A compelling example comes from a municipal pump station in Florida. The city implemented a targeted integration strategy to address a recurring overflow issue, streamline maintenance and build a scalable foundation for long-term system improvements.

Recurring Spills

Like many municipalities, this one historically relied on field staff to visit each lift station daily and log pump runtimes from hour meters. This process consumed valuable labor hours and often delayed the city’s response to emerging problems.


One station in particular had become a chronic concern. Overflows were occurring without a clear root cause. Operators suspected stormwater infiltration but had limited data to confirm the theory. Despite increased site visits and manual flow estimations, the problem persisted.This station became the pilot site for a new approach. The city explored remote monitoring as a path toward better visibility and proactive maintenance.

Implementing Remote Monitoring

A remote monitoring system designed specifically for wastewater applications was selected for the task. This technology leverages a compact cellular remote terminal unit (RTU) and a secure cloud dashboard. The system delivers up-to-date performance data and alarm notifications to any internet-connected device, eliminating the need for daily on-site visits. Installing the system in an existing control panel presented some typical integration challenges:

  • Space limitations required creative mounting of the RTU.
  • Electrical constraints meant adding a power supply and auxiliary contacts for monitoring.
  • Legacy motor starters had to be outfitted with auxiliary contacts to track run status and detect overloads.

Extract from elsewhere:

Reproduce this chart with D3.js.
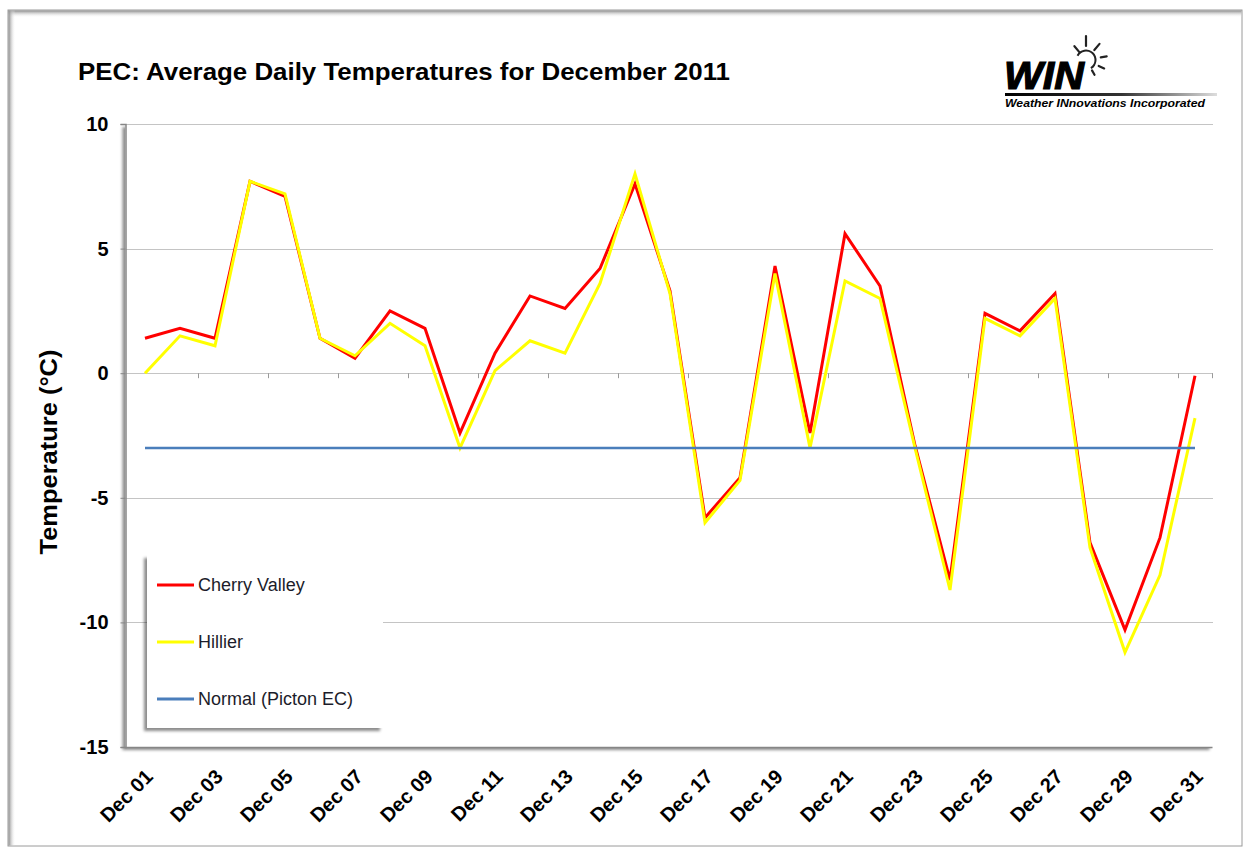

Despite these hurdles, the retrofit was completed without major panel upgrades, showing the adaptability of the monitoring system in real-world conditions. Once online, the system monitored key signals including:

  • Pump runtimes and overload trips
  • Wet well levels and high-level alarms
  • Phase loss or reversal
  • Motor current (for high draw or dry run detection)
  • Volumetric inflow and daily flow calculations

All data was transmitted every 10 minutes, with real-time alerts triggered for critical conditions. Operators could now monitor their stations from a central dashboard, configure reports and receive SMS/email notifications for issues like high water levels or pump faults.

Detecting the Source of Infiltration

The impact of the integrated monitoring solution was almost immediate.


Using the cloud dashboard, operators correlated inflow spikes at the problem lift station with local rainfall events. By cross-referencing runtime logs and alarm history, they traced the source of the overflow problem to several open cleanouts at a nearby gas station. These openings allowed stormwater to flood the sanitary sewer during heavy rains, causing surges the system was not designed to handle.

With the infiltration point identified, the city was able to take corrective action, and subsequent storm events no longer resulted in spills. Just like that, a problem that had persisted for months was resolved, not with costly infrastructure replacements but with smarter monitoring and integrated data.

Citywide Rollout

Impressed by the results, the city decided to use the monitoring system for all of its wastewater lift stations. Because the system is modular, scalable and designed for retrofit scenarios, city staff were able to deploy it systemwide quickly and cost-effectively.

Day-to-day operations have fundamentally changed:

  • Hour meter readings are now collected automatically and stored in the cloud.
  • Staff are alerted to issues right away, rather than discovering them after the fact.
  • Preventive maintenance is now data-driven, based on trends and  performance metrics.

Part of what makes this project notable is not just the technology but how it was implemented. The integration of the monitoring system into legacy panels shows what is possible when system integrators, manufacturers and municipalities work together toward modernization.


As municipalities across the country look for ways to do more with less, this project provides a compelling model for transforming outdated infrastructure into smart systems.